Erdoğan'a: Bu bir tuzak!
http://www.kurdistan24.net/tr/news/0f25b5f7-30cd-4a28-a1eb-4890987d8399
HABER MERKEZİ
Tunus’ta 2010’da gerçekleşen Yasemin Devrimi’nin ardından gerçekleşen ilk seçimde iktidara gelen Nahda Hareketi’nin liderlerinden Abdulfettah Moro, Türkiye için başkanlık sistemine geçişin bir tuzak olduğunu söyledi.
Al Quds Al Arabi Gazetesine konuşan Tunuslu lider Abdulfettah Moro, Türkiye için parlamenter sistemin daha uygun olduğunu ve bu sistemden İslamcıların da istifade ederek iktidara geldiklerini belirtti.
8 ay önce Türkiye’de bulunduğu sırada eleştirilerini Türkiye Cumhurbaşkanı Recep Tayyip Erdoğan’a ilettiğini kaydeden Moro, “Türkiye’nin Avrupa ülkeleriyle ilişkilerinde gerilimi yükseltici ve muhalefet üslubunun büyük bir hata olduğunu düşünüyorum.

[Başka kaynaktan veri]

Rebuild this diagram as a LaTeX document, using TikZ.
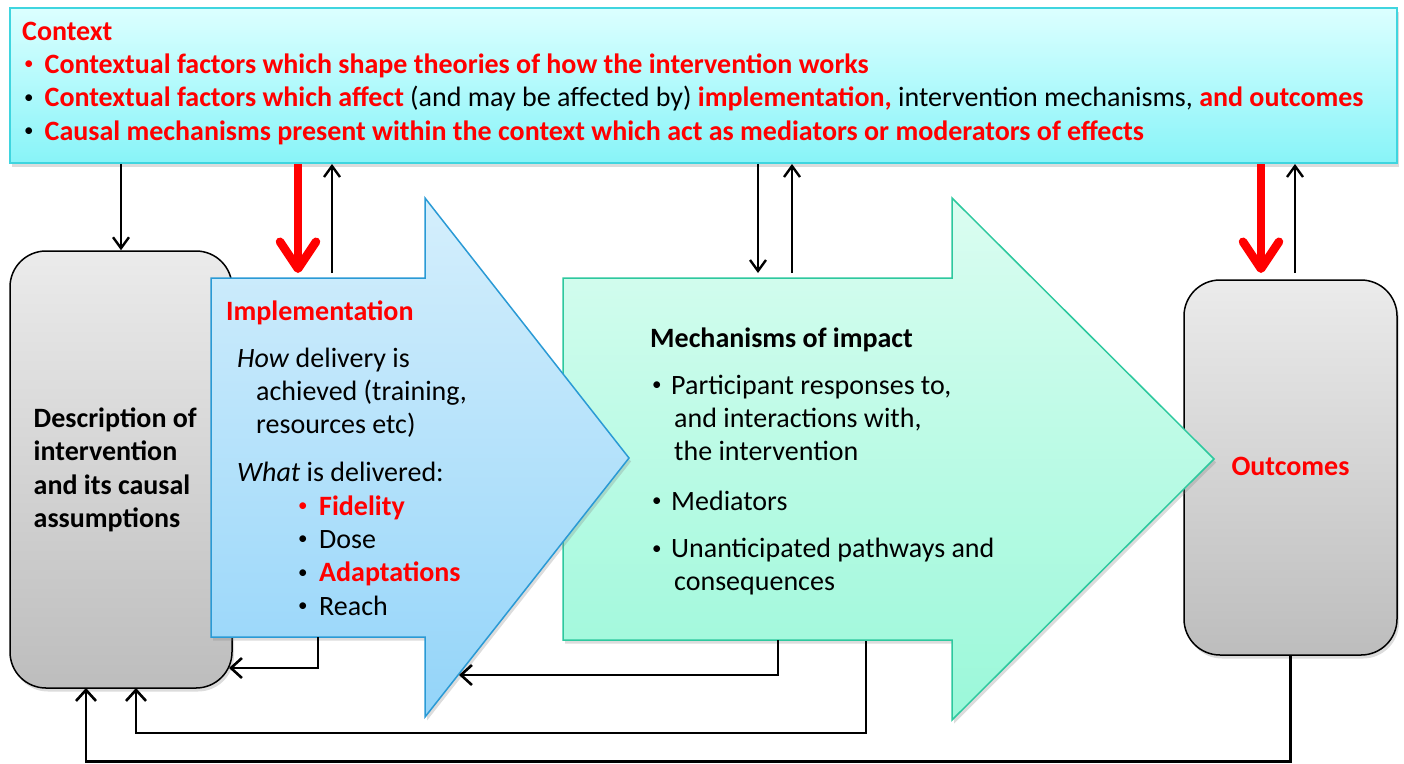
\documentclass[tikz,border=0pt]{standalone}
\usepackage{fontspec}
\setmainfont{Carlito}
\usetikzlibrary{arrows.meta,shadows,calc}
\definecolor{cred}{HTML}{FF0000}
\definecolor{ctxtop}{HTML}{DCFFFF}
\definecolor{ctxbot}{HTML}{88F4F8}
\definecolor{ctxline}{HTML}{3FD5DF}
\definecolor{imptop}{HTML}{D5EFFC}
\definecolor{impbot}{HTML}{93D4F9}
\definecolor{impline}{HTML}{2A9AD5}
\definecolor{mectop}{HTML}{DBFDF1}
\definecolor{mecbot}{HTML}{9AF8D9}
\definecolor{mecline}{HTML}{2DC89E}
\definecolor{graytop}{HTML}{EBEBEB}
\definecolor{graybot}{HTML}{BDBDBD}
% small raised list bullet
\newcommand{\lbul}{\raisebox{3.2pt}{\fontsize{19}{19}\selectfont •}}
\begin{document}
\begin{tikzpicture}[x=1pt,y=-1pt,
  softshadow/.style={drop shadow={opacity=0.28,shadow xshift=2pt,shadow yshift=-3.5pt}},
  ctxbox/.style={rectangle,draw=ctxline,line width=2pt,top color=ctxtop,bottom color=ctxbot,softshadow},
  graybox/.style={rectangle,rounded corners=36pt,draw=black,line width=1.5pt,top color=graytop,bottom color=graybot,softshadow},
  txt/.style={anchor=base west,inner sep=0pt,font=\fontsize{28}{33}\selectfont},
  ctr/.style={anchor=base,inner sep=0pt,font=\fontsize{28}{33}\selectfont},
  blkarr/.style={draw=black,line width=2.4pt,-{Straight Barb[length=11pt,width=16pt]}},
  redarr/.style={draw=cred,line width=8.5pt,-{Straight Barb[length=27pt,width=36pt,round]}},
  conn/.style={draw=black,line width=2.6pt,-{Straight Barb[length=11pt,width=20pt]}}]
\useasboundingbox (0,0) rectangle (1404,763);

% context band across the top
\node[ctxbox,minimum width=1387pt,minimum height=155pt] (ctx) at (703.5,85.5) {};

% rounded end boxes
\node[graybox,minimum width=222pt,minimum height=437pt] (desc) at (121,469.5) {};
\node[graybox,minimum width=213pt,minimum height=375pt] (outc) at (1290.5,467.5) {};

% block arrows (implementation sits on top of mechanisms)
\path[draw=mecline,line width=1.5pt,top color=mectop,bottom color=mecbot,softshadow]
  (563,278) -- (952,278) -- (952,198) -- (1214,459) -- (952,720) -- (952,640) -- (563,640) -- cycle;
\path[draw=impline,line width=1.5pt,top color=imptop,bottom color=impbot,softshadow]
  (211,278) -- (425,278) -- (425,198) -- (629,458) -- (425,717) -- (425,637) -- (211,637) -- cycle;

% context text
\node[txt,text=cred] (ctxhead) at (22,40) {\bfseries Context};
\node[txt,text=cred] (ctxb1) at (24,73) {\lbul};
\node[txt,text=cred] (ctxl1) at (44.5,73) {\bfseries Contextual factors which shape theories of how the intervention works};
\node[txt] (ctxb2) at (24,106.5) {\lbul};
\node[txt] (ctxl2) at (44.5,106.5) {\textcolor{cred}{\bfseries Contextual factors which affect} (and may be affected by) \textcolor{cred}{\bfseries implementation,} intervention mechanisms, \textcolor{cred}{\bfseries and outcomes}};
\node[txt] (ctxb3) at (24,140) {\lbul};
\node[txt,text=cred] (ctxl3) at (44.5,140) {\bfseries Causal mechanisms present within the context which act as mediators or moderators of effects};

% description box text
\node[txt] (d1) at (33.5,427) {\bfseries Description of};
\node[txt] (d2) at (33.5,460.5) {\bfseries intervention};
\node[txt] (d3) at (33.5,494) {\bfseries and its causal};
\node[txt] (d4) at (33.5,527) {\bfseries assumptions};

% implementation text
\node[txt,text=cred] (i0) at (226,320) {\bfseries Implementation};
\node[txt] (i1) at (237,367) {\textit{How} delivery is};
\node[txt] (i2) at (256,400) {achieved (training,};
\node[txt] (i3) at (256,433) {resources etc)};
\node[txt] (i4) at (237,481.5) {\textit{What} is delivered:};
\node[txt,text=cred] (ib1) at (298,515) {\lbul};
\node[txt,text=cred] (i5) at (319,515) {\bfseries Fidelity};
\node[txt] (ib2) at (298,548) {\lbul};
\node[txt] (i6) at (319,548) {Dose};
\node[txt] (ib3) at (298,581.5) {\lbul};
\node[txt,text=cred] (i7) at (319,581.5) {\bfseries Adaptations};
\node[txt] (ib4) at (298,615) {\lbul};
\node[txt] (i8) at (319,615) {Reach};

% mechanisms text
\node[txt] (m0) at (650,347) {\bfseries Mechanisms of impact};
\node[txt] (mb1) at (652,394) {\lbul};
\node[txt] (m1) at (671,394) {Participant responses to,};
\node[txt] (m2) at (674,427) {and interactions with,};
\node[txt] (m3) at (674,460.5) {the intervention};
\node[txt] (mb2) at (652,510) {\lbul};
\node[txt] (m4) at (671,510) {Mediators};
\node[txt] (mb3) at (652,557.5) {\lbul};
\node[txt] (m5) at (671,557.5) {Unanticipated pathways and};
\node[txt] (m6) at (674,590.5) {consequences};

% outcomes text
\node[ctr,text=cred] (o0) at (1290.5,475) {\bfseries Outcomes};

% connector end points on the arrow shapes
\coordinate (implred) at (298,273);
\coordinate (implup) at (332,273);
\coordinate (mechdown) at (758,273);
\coordinate (mechup) at (792,273);
\coordinate (outred) at (1261,273);
\coordinate (outup) at (1295,273);
\coordinate (implout) at (318,637);
\coordinate (descright) at (229,668);
\coordinate (mechout1) at (778,640);
\coordinate (impledge) at (459,675);
\coordinate (mechout2) at (866,641);
\coordinate (descin2) at (136,688);
\coordinate (descin3) at (86,688);

% links with the context band
\draw[blkarr] (ctx.south -| desc.north) -- (desc.north);
\draw[redarr] (ctx.south -| implred) -- (implred);
\draw[blkarr] (implup) -- (ctx.south -| implup);
\draw[blkarr] (ctx.south -| mechdown) -- (mechdown);
\draw[blkarr] (mechup) -- (ctx.south -| mechup);
\draw[redarr] (ctx.south -| outred) -- (outred);
\draw[blkarr] (outup) -- (ctx.south -| outup);

% feedback loops along the bottom
\draw[conn] (implout) |- (descright);
\draw[conn] (mechout1) |- (impledge);
\draw[conn] (mechout2) -- ++(0,92) -| (descin2);
\draw[conn] (outc.south) -- ++(0,106) -| (descin3);
\end{tikzpicture}
\end{document}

Bunun yerine Avrupa ülkeleriyle çıkarlar doğrultusunda ilişkiler geliştirilmeli ve gerilime son verilmeli” dedi.
Almanya Başbakanı Angela Merkel’in Türkiye için en önemli dost olabileceğinin altını çizen Moro, “Türkiye’nin Almanya ile ilişkilerini ileri seviyelere taşımak yerine gerilimi tercih etmesi yanlıştır. Avrupa ile ilişkilerin güçlendirilmesi Türkiye’nin çıkarına” diye konuştu.
Erdoğan’ın Türkiye’de bir tuzak içerisinde olduğunu düşündüğünü belirten Moro, “Türkiye’de başkanlık sistemine geçilmesinin ardından Başkana verilen yetkiler Erdoğan dışında başka bir isim seçildiğinde Erdoğan’ın aleyhine kullanılabilir. Dolayısıyla bu sistem Erdoğan seçilmediği taktirde onun için bir tuzaktır. Başkana bu kadar yetkinin verilmesinin yanlışlığı tekrar gözden geçirilmelidir” diye konuştu.
NAHDA HAREKETİ
“İslami Hareket” adıyla da bilinen oluşum 1972’de Raşid Gannuşi ve Abdülfettah Moro tarafından, dönemin koşulları sebebiyle gizli olarak kuruldu.
Nahda’nın amacı; Tunus’taki ekonomik kaynakların daha adil dağıtımı, ülkede çok partili demokrasinin kurulması ve günlük yaşama dindarlığın daha fazla girmesini sağlayacak yollar aramaktı.
1978’de yine gizlice düzenlenen kongrede oluşuma “İslami Eğilim Hareketi” (İtticah İslami) adı verilmesi kararlaştırıldı.
1989 yılında bugünkü adı “Nahda”yı kullanmaya başladı.
1989’daki seçimlere yasaklı olduğu için katılamayan Nahda, bağımsız adaylarıyla %13 oy aldı.
Dönemin Tunus Devlet Başkanı Zeynel Abidin Bin Ali, 1991 yılında Nahda’ya karşı savaş ilan etti ve 25 bin Nahda üyesini tutuklattı.
Hareket 90’lı yıllar boyunca ağır baskılara maruz kaldı. Pek çok üyesi ülkeyi terk eden Nahda, 1995 ve 2001’de Hollanda, 2005’te ise İngiltere’de kongreler düzenledi.
Aralık 2010’da Tunus’ta başlayan “Arap Baharı” sonucunda 22 yıldır ülkeyi yöneten Zeynel Abidin Bin Ali, 14 Ocak 2010’da istifa etti ve ülkeyi terk etti.
“14 Ocak Devrimi” sonrasında, 21 yıldır Londra’da yaşayan Raşid Gannuşi başta olmak üzere pek çok Nahda üyesi Tunus’a döndü ve siyasi faaliyetlere başladı.
2011’de yapılan seçimlerde 217 sandalyeli mecliste 89 vekil kazandı ve hükümet ortağı oldu. Nahda, 2014’te hükümetten çekildi.
Aynı yıl yapılan seçimlerde 69 milletvekili kazanan Nahda, Nida Tunus Partisi liderliğinde kurulan koalisyon hükümetine girdi.
Raşid Gannuşi, 2106 yılındaki kongrede siyasal İslam’ı terk ederek demokratik İslam anlayışını benimseyeceklerini söyledi.
Nahda Hareketi, Kurucu Genel Başkan Raşid Gannuşi liderliğinde siyasi faaliyetine devam ediyor.